The Neil Diamond Concert I’ll Never Forget
Some sad news: Neil Diamond, Jewish pop music legend and general cultural icon, has declared his retirement from touring and live performances on Monday, due to complication from Parkinson’s disease. The announcement came after the singer of “Sweet Caroline,” “Cracklin’ Rose,” “Shiloh,” “Rhinestone Cowboy,” and other hits too numerous to name that have somehow transcended kitsch into the realm of the genuine America sublime cancelled several performance dates that were to take place in Australia and New Zealand in March. On a somewhat brighter note, the 77-year-old says he plans to continue writing and recording, although this may come as cold comfort to the superfans who hoped to see him in concert one last time.

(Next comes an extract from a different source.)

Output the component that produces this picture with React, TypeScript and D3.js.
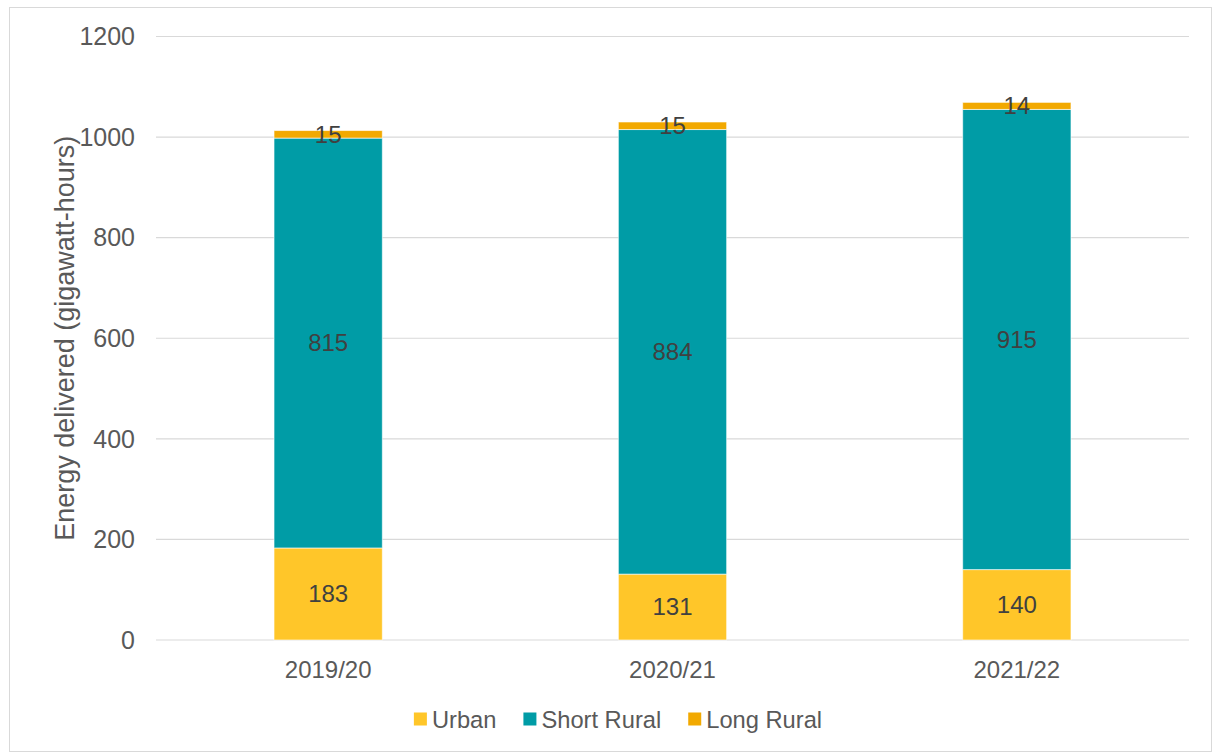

I’m horribly sorry to hear of Diamond’s illness, and while wishing him a speedy recovery is obviously hopeless in this case, I deeply wish that some of the worst symptoms of his terrible disease are mitigated or absent in his case. I want the remainder for his days to be as happy as he’s made so many people over the years. And rather than make some kind of sweeping statements about his importance to the culture at large, I’d like to share a personal story.

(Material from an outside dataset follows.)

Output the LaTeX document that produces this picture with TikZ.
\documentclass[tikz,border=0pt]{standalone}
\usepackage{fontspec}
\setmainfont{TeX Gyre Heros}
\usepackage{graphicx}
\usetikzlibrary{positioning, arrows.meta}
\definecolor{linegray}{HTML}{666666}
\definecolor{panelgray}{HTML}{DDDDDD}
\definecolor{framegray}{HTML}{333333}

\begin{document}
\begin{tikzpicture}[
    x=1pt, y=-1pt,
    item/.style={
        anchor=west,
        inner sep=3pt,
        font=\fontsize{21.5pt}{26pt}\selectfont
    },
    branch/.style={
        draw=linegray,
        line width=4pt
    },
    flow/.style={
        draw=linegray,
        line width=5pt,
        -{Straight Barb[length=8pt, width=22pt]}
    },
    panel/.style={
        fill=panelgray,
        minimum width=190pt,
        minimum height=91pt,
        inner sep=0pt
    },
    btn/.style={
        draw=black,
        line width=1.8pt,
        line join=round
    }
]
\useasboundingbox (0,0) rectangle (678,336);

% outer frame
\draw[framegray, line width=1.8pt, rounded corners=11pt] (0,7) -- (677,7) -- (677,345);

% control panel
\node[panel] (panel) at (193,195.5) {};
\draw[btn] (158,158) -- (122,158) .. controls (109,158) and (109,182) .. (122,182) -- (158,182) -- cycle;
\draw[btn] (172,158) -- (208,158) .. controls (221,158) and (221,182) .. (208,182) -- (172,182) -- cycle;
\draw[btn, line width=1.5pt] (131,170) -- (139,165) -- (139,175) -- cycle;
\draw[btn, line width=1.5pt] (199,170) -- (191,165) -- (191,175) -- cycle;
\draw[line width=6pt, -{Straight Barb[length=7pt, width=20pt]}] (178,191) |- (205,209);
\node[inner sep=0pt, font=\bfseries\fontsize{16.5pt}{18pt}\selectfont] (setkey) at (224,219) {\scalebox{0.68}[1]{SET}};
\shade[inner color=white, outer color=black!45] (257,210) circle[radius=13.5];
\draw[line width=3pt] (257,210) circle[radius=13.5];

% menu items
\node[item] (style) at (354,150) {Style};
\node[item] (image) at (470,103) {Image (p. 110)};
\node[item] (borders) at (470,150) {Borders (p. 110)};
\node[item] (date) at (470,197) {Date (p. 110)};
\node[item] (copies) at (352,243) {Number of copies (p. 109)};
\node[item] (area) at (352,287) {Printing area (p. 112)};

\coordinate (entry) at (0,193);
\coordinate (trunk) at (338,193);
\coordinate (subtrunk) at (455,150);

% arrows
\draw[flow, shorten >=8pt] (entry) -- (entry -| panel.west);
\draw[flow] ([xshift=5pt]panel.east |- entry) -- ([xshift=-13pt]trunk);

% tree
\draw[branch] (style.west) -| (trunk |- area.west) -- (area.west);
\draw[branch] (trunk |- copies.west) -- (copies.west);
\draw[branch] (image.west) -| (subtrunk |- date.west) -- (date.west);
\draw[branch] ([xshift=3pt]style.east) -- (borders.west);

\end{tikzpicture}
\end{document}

When I graduated from NYU in 2002, the commencement ceremony in Washington Square Park was an uncharacteristically somber affair. My graduating class had had the first week of our senior year marked by 9/11; many of us who lived downtown in dorms close to the towers were still marked by PTSD. You couldn’t walk past a fence or a wall in New York that year that wasn’t marked by tributes to the missing. Many classmates had left school altogether, unable to cope. We knew we were graduating into dismal job prospects and a changed world: One that might be permanently divided into “us vs. them,” where the relative sense of safety and opportunity of our 1990’s adolescence would be unknown to our children. These sentiments, reiterated by then NYPD police commissioner Raymond Kelly in what must be one of the least inspiring commencement addresses all time (we had heard the speaker was going to be Bill Clinton; we were misinformed), have mostly turned out to be true.